> _WHAT YOU SHOULD DO_
Seek out every line containing the word "this", and copy each.

> _RECORDS FOR PROCESSING_
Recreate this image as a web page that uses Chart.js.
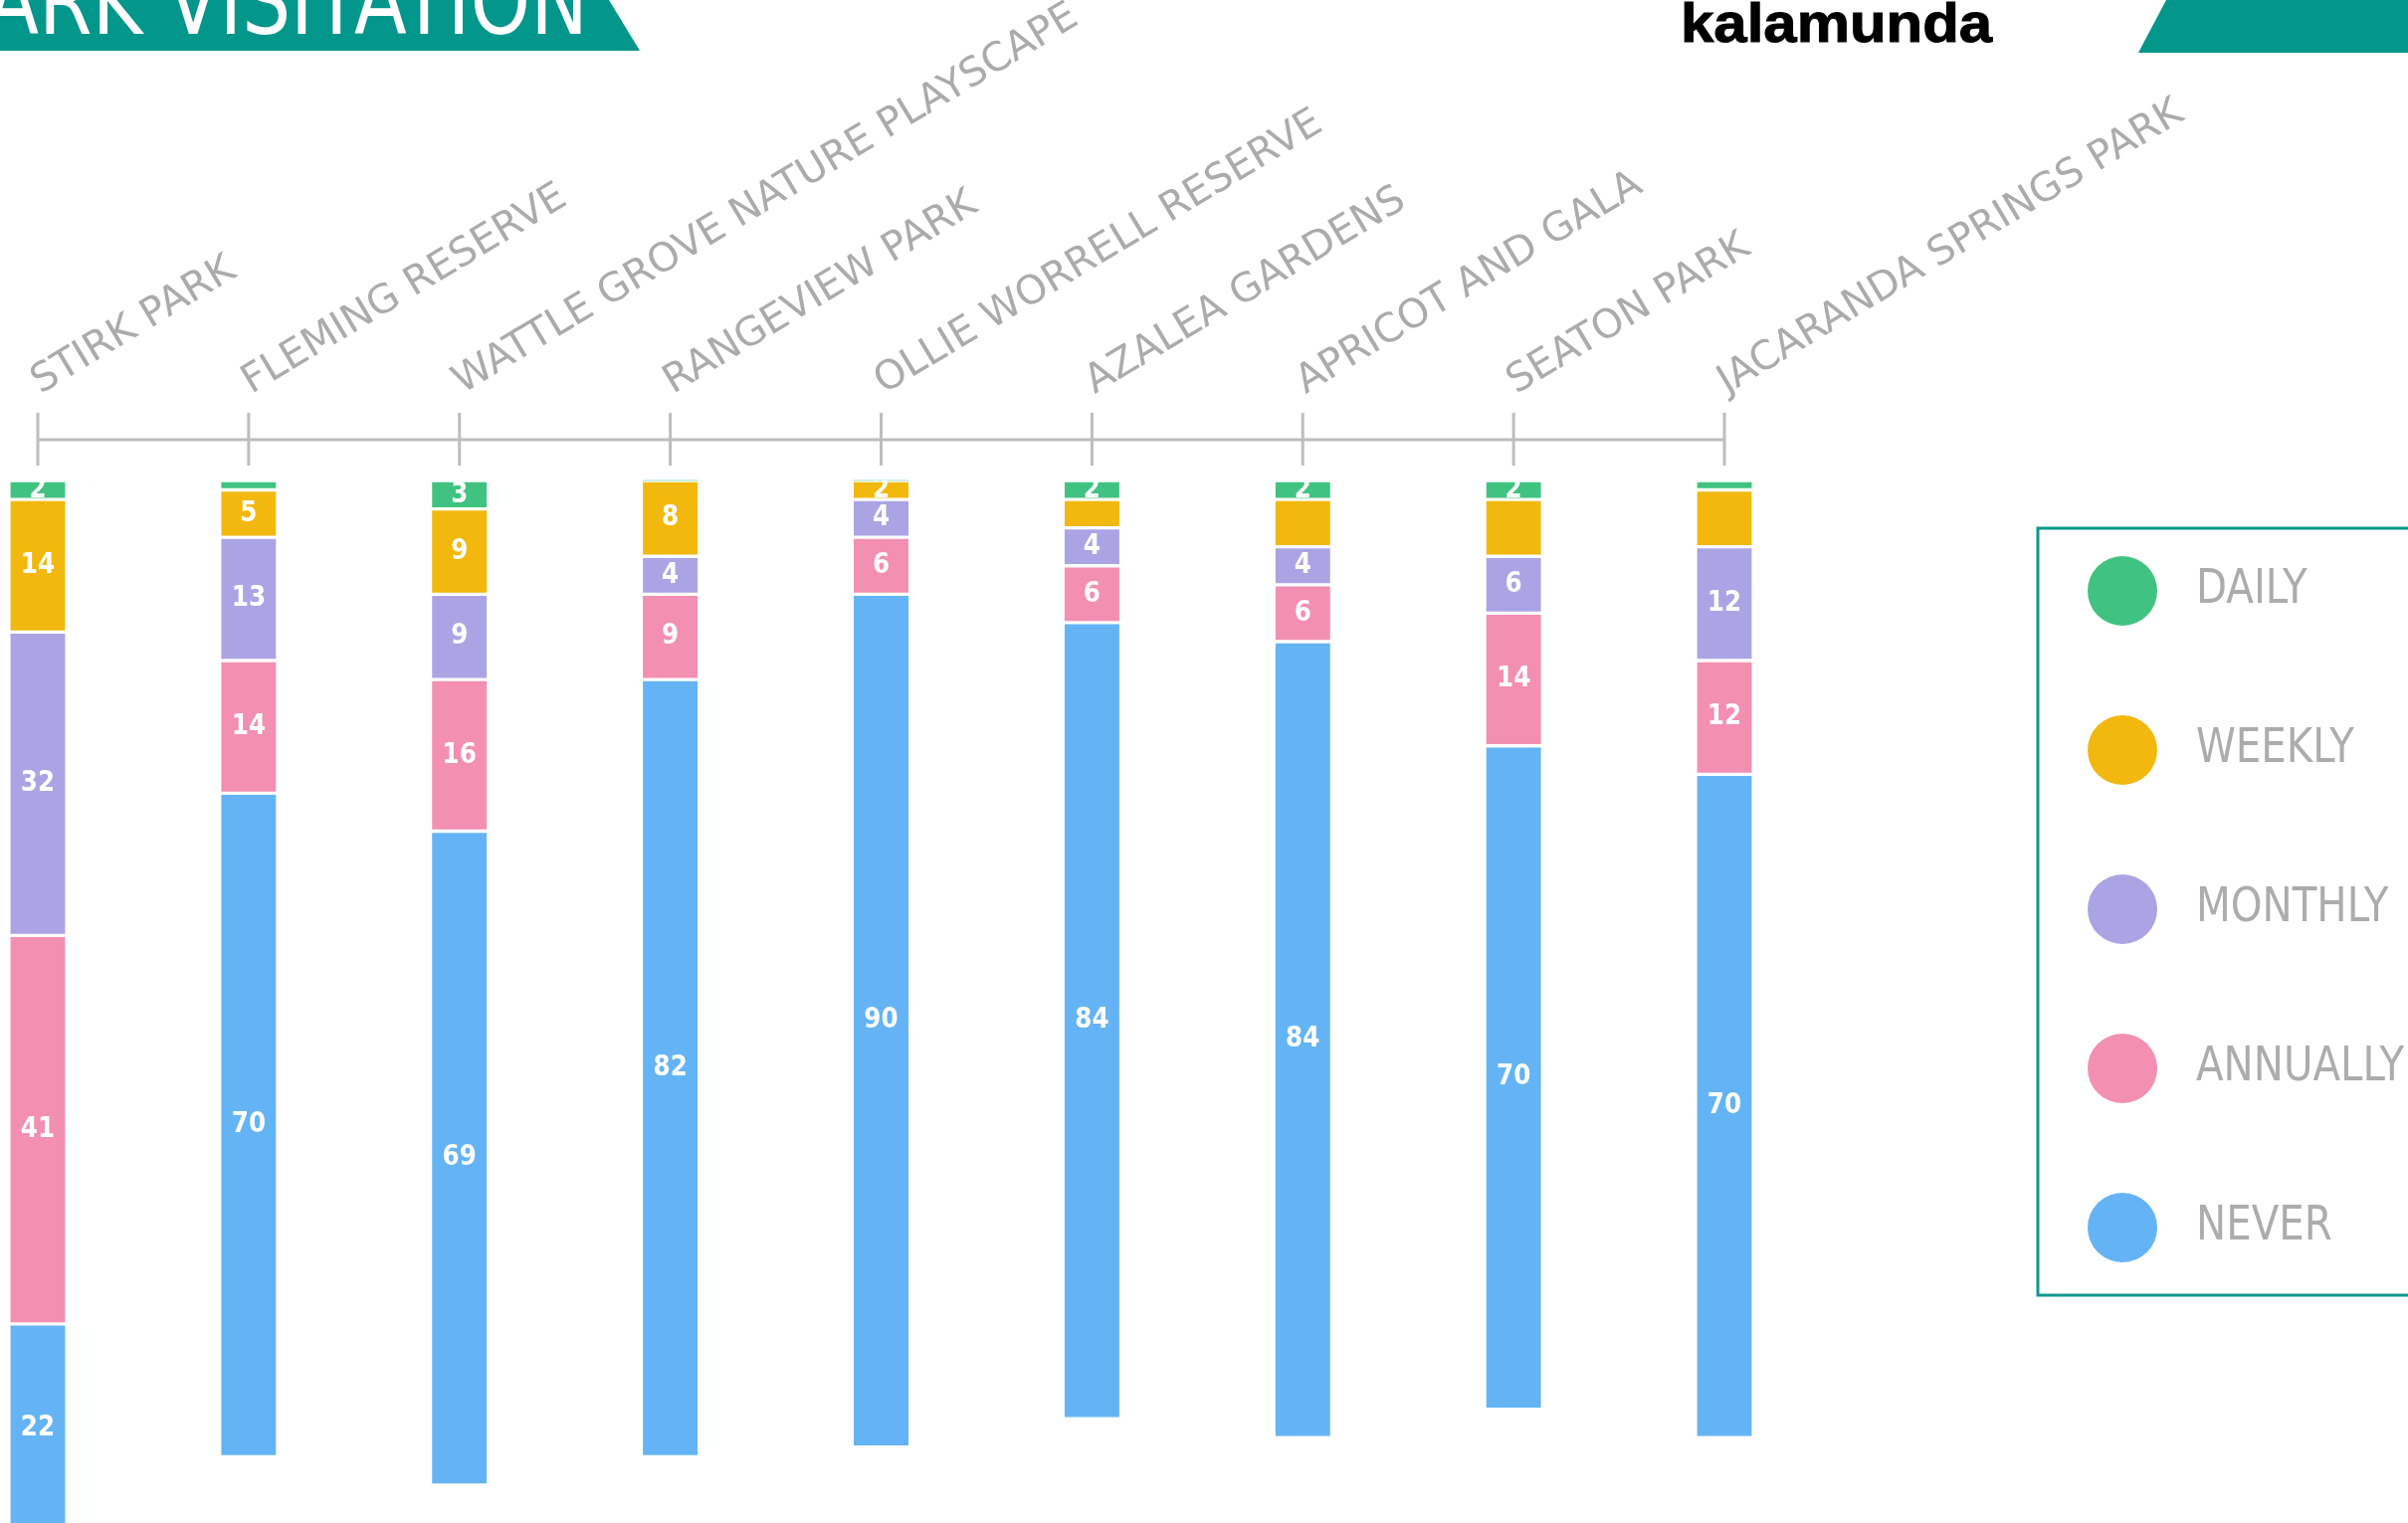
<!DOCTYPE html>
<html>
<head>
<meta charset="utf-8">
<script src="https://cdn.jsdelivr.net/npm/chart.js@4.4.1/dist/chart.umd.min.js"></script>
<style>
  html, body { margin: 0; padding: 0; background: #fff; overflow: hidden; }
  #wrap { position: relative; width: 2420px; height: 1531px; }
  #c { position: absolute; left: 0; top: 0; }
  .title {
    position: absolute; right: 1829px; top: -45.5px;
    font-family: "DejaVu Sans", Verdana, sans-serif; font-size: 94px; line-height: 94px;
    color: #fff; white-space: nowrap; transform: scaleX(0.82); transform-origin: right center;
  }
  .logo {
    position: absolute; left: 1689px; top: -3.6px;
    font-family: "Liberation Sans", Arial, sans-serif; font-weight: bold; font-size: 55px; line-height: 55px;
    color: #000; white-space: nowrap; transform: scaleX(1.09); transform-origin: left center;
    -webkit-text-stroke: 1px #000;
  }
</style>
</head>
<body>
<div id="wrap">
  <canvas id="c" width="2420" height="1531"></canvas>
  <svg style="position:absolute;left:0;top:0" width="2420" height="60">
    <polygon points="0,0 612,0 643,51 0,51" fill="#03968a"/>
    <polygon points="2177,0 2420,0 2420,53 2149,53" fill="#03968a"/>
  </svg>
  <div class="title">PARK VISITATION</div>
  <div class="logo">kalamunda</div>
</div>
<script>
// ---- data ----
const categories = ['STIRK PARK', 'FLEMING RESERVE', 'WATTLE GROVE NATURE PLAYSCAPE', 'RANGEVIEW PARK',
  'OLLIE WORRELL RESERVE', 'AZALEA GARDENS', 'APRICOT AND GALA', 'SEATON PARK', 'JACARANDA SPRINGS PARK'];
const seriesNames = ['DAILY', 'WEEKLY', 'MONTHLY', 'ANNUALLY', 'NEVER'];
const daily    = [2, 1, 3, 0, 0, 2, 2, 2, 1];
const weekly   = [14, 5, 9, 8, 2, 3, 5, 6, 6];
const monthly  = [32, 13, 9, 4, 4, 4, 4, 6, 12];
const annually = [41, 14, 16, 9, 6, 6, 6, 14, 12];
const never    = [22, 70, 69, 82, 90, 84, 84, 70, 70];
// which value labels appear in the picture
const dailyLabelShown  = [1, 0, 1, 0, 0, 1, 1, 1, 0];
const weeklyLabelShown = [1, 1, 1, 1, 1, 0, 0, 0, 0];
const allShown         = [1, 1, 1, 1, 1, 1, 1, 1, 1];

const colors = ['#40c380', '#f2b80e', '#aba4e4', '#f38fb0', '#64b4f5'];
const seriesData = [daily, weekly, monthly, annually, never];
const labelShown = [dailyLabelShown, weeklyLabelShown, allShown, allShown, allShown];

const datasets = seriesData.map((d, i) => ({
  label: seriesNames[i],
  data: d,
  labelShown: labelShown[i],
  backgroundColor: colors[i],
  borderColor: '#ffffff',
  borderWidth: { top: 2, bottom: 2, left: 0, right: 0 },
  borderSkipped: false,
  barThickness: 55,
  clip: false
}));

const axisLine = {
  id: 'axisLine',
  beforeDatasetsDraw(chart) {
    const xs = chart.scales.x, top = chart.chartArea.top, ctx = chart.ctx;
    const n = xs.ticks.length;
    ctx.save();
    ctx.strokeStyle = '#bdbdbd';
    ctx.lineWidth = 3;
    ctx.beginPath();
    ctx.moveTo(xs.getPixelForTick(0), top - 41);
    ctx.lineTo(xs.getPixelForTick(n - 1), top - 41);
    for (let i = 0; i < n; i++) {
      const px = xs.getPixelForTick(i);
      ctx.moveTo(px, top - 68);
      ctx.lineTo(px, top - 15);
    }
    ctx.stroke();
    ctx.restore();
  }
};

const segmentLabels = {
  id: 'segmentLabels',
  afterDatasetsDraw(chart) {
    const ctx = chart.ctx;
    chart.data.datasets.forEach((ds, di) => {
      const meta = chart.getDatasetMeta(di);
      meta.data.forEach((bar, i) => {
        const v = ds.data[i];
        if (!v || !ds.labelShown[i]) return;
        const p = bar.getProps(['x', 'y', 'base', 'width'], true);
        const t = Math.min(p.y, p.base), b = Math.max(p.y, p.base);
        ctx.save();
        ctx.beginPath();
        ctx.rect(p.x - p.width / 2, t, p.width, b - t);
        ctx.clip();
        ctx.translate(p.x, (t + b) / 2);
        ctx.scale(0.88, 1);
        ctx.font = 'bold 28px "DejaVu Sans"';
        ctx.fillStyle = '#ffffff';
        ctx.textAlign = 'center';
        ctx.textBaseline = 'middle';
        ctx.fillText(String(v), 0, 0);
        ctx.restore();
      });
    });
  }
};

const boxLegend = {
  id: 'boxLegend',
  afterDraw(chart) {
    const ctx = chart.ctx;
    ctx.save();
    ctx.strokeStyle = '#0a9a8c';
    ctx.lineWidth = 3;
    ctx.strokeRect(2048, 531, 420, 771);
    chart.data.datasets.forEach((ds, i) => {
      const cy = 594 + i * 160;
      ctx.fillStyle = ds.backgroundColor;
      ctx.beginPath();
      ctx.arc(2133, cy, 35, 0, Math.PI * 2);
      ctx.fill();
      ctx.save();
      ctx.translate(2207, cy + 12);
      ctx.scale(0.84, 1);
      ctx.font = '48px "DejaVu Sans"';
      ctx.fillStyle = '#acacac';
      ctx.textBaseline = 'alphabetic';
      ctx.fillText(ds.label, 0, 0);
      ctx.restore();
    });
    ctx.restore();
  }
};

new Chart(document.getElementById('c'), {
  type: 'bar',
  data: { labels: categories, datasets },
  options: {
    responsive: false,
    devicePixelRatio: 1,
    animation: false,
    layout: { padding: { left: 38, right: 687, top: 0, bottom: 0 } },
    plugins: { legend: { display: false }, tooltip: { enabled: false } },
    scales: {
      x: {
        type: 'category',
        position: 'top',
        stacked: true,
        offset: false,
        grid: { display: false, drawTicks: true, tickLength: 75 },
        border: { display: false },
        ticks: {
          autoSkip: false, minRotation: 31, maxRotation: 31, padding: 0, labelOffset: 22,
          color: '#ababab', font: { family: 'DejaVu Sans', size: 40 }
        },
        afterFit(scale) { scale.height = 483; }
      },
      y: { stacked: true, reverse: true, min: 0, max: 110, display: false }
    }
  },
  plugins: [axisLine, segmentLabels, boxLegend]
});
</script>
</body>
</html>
==
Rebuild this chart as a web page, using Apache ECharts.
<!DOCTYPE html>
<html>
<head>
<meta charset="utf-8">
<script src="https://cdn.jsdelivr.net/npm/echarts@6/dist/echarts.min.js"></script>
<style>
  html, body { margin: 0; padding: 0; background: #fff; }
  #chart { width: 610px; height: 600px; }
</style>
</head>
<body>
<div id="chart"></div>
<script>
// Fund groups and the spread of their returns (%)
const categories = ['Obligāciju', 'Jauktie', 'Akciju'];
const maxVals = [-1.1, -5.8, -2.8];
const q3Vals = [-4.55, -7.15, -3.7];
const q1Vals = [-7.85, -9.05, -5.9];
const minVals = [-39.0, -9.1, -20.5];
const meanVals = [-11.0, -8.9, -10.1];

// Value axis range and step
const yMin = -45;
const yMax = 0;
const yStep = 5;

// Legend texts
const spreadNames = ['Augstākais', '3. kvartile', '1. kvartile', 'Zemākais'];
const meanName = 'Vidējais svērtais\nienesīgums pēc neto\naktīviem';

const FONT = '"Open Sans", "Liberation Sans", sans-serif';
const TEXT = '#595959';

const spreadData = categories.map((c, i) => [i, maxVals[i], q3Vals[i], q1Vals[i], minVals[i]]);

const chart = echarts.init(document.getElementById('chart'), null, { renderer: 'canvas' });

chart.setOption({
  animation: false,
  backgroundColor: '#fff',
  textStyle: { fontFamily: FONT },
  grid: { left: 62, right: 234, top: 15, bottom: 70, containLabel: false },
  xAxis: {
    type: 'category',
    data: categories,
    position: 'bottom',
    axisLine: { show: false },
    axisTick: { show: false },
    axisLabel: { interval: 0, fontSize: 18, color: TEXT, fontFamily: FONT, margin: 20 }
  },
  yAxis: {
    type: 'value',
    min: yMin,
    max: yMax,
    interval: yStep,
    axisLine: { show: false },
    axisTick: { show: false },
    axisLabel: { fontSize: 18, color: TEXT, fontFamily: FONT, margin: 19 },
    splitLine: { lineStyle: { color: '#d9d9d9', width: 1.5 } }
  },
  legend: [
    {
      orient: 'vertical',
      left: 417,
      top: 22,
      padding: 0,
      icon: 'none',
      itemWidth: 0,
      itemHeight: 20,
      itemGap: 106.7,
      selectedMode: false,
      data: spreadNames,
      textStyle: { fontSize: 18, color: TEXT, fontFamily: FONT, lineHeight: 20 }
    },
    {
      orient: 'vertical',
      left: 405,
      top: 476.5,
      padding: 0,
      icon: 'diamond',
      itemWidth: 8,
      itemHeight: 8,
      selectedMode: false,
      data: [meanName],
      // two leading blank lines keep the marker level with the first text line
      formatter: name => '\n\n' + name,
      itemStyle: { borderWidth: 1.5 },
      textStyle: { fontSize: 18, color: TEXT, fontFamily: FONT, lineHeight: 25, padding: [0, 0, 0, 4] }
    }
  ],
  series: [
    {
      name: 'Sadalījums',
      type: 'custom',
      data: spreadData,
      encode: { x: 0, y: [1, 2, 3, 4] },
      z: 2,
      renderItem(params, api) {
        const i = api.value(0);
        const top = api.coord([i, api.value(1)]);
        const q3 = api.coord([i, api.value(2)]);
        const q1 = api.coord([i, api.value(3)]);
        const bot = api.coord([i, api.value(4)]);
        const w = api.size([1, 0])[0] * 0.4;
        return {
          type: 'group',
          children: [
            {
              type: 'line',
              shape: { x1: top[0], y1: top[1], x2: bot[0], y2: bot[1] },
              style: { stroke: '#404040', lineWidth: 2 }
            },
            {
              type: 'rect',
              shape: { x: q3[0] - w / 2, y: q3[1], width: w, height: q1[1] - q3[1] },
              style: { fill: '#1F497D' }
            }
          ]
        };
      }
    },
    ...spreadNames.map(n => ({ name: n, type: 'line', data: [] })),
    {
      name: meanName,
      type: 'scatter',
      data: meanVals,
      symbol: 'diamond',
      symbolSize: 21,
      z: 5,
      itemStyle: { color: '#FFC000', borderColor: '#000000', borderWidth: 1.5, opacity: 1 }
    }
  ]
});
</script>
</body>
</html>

> _THE OUTPUT_
Recreate this image as a web page that uses Chart.js.
Rebuild this chart as a web page, using Apache ECharts.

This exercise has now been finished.